Provided information |
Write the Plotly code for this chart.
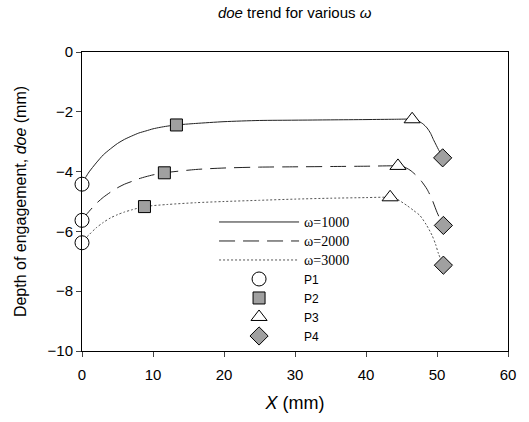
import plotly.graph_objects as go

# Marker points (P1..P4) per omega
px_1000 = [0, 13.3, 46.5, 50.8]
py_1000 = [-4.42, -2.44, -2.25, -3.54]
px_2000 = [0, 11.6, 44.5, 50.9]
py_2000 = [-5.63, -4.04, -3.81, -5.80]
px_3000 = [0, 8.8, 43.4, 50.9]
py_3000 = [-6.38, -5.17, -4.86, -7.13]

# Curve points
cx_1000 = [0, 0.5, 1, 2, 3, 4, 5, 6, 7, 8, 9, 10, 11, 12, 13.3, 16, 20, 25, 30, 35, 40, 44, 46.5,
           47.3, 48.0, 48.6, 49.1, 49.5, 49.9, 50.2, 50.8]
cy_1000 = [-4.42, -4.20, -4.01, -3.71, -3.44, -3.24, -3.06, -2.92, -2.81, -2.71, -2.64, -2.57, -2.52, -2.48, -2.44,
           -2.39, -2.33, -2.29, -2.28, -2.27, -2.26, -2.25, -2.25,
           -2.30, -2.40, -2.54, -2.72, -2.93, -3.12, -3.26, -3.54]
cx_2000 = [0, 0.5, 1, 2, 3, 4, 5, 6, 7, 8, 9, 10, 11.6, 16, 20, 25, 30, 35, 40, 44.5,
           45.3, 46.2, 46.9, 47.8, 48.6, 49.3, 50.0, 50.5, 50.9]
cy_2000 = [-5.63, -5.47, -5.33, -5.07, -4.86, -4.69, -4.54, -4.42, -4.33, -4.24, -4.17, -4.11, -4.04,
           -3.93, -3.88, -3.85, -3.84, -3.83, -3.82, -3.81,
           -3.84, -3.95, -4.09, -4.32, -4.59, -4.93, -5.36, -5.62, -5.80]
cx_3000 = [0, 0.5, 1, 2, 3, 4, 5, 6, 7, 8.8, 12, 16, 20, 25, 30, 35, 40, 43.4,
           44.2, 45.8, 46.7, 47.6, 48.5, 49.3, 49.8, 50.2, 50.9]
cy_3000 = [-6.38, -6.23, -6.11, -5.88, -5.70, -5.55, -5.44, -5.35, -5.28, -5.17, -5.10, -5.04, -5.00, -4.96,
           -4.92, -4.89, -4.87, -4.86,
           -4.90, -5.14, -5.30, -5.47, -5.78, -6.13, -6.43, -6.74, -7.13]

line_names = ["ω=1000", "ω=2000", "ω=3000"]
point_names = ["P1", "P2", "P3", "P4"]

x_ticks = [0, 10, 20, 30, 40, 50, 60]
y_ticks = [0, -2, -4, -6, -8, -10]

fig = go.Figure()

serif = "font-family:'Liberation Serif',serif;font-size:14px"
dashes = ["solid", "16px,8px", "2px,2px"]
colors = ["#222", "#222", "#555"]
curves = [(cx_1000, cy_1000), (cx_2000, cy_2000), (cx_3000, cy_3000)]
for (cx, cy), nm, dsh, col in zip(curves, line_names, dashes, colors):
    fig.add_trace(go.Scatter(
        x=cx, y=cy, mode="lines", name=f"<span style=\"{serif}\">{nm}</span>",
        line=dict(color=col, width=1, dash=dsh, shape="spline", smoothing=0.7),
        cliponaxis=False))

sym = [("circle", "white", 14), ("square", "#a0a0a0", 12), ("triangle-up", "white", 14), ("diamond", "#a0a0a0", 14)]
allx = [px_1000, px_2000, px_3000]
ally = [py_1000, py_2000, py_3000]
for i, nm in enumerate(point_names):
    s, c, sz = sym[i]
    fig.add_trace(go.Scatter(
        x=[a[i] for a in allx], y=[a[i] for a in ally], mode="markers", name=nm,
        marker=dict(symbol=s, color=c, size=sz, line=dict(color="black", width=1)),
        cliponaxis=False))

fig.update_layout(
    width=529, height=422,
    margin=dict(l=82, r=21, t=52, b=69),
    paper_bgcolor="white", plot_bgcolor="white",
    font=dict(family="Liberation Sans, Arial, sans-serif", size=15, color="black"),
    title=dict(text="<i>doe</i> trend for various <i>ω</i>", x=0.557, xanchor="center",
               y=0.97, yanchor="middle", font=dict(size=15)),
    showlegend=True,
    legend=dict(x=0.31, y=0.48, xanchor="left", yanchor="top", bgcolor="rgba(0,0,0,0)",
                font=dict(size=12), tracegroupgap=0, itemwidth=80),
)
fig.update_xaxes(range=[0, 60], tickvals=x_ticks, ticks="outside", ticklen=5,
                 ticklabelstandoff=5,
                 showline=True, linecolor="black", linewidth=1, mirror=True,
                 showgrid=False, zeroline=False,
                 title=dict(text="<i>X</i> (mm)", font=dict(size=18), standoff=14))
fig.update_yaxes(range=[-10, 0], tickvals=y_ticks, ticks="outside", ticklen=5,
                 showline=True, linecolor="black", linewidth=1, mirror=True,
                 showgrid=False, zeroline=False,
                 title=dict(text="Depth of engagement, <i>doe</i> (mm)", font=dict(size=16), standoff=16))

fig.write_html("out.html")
==
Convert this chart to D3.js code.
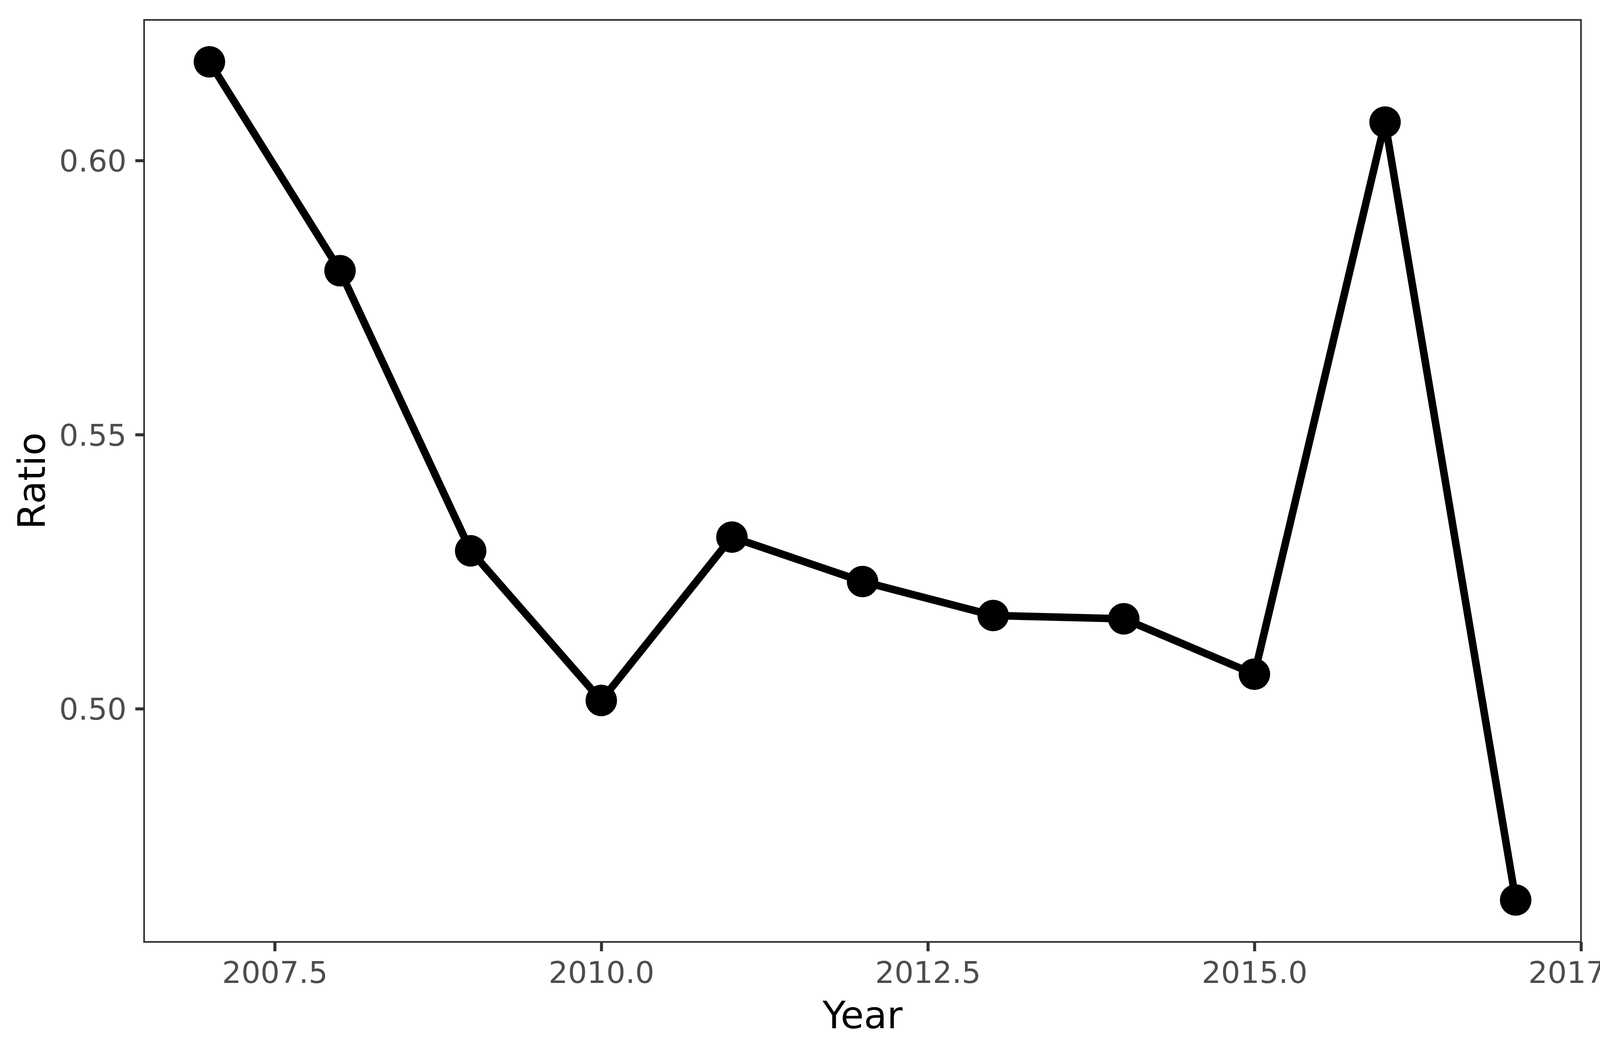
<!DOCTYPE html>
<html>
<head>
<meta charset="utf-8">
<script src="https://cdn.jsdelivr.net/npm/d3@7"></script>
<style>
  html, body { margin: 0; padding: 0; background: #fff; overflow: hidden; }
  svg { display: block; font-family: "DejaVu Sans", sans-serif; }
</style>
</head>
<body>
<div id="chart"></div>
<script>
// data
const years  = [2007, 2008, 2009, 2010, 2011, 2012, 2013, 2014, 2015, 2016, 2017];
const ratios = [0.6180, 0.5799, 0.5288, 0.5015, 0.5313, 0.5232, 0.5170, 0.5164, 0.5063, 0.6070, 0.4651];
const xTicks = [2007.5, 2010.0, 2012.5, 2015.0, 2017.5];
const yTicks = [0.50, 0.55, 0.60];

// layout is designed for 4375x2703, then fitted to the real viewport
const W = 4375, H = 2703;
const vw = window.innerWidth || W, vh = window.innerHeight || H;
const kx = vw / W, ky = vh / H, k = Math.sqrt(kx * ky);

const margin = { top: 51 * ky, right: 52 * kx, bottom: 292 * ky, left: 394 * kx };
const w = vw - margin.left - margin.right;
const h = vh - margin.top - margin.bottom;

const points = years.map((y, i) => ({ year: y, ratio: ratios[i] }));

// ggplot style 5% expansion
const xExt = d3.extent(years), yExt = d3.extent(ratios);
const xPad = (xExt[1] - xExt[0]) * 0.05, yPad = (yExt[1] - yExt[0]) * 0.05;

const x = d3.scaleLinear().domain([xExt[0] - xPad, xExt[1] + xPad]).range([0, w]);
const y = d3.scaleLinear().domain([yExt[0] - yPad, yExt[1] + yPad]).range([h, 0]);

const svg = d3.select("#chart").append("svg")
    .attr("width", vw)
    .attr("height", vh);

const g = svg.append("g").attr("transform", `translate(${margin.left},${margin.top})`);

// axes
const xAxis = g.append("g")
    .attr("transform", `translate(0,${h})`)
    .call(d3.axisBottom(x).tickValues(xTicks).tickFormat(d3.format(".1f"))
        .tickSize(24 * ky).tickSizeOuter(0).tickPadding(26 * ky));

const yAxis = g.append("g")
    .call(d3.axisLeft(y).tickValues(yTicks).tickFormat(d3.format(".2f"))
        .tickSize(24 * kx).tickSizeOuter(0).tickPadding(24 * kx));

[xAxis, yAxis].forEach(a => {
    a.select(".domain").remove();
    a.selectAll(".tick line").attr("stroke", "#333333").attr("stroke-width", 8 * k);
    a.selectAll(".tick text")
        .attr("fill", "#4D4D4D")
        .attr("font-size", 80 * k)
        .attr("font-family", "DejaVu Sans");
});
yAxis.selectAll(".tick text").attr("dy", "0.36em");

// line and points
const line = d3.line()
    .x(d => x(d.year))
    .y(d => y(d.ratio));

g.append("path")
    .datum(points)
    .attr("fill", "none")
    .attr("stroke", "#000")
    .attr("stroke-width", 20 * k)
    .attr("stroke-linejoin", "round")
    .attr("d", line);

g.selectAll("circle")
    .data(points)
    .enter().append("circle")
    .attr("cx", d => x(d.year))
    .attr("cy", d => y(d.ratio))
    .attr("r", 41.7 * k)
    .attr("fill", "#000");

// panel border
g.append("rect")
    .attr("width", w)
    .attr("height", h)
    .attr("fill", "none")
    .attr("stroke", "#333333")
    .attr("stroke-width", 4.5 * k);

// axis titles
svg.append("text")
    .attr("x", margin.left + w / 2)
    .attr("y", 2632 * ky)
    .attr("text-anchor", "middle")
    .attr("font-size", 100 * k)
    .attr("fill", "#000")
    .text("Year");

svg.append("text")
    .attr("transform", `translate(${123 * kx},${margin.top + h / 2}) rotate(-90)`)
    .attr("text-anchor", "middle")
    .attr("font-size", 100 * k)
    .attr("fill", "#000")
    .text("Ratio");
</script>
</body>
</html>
--
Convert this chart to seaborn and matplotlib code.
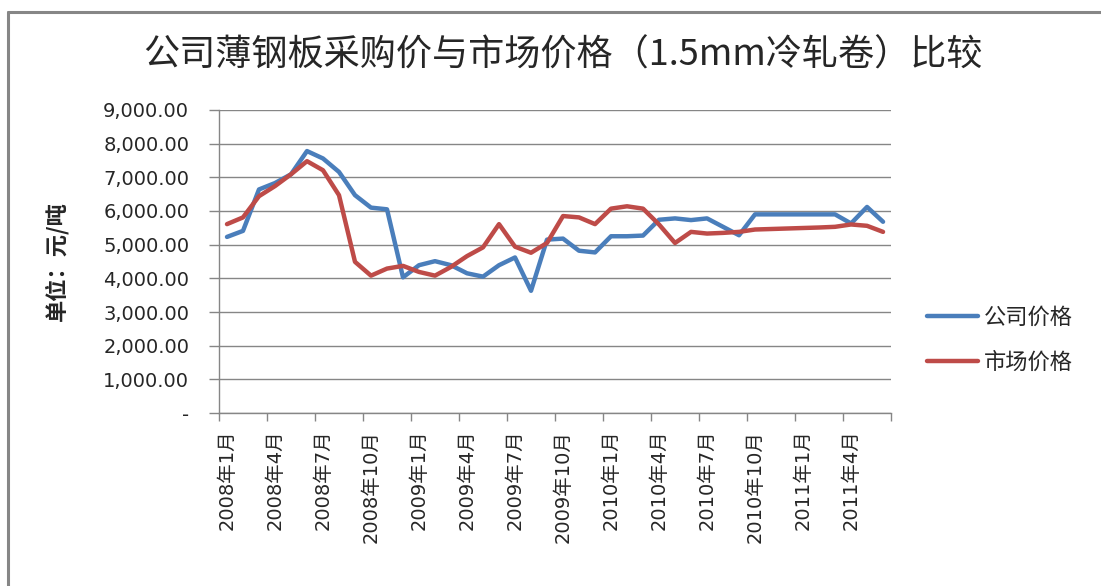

Exercise brief | Write out word for word the lines above that run from the one with "Write the Plotly code for this chart." to the one with "import plotly.graph_objects as go". Include both end lines; exclude the images.

Full output |
Write the Plotly code for this chart.
import plotly.graph_objects as go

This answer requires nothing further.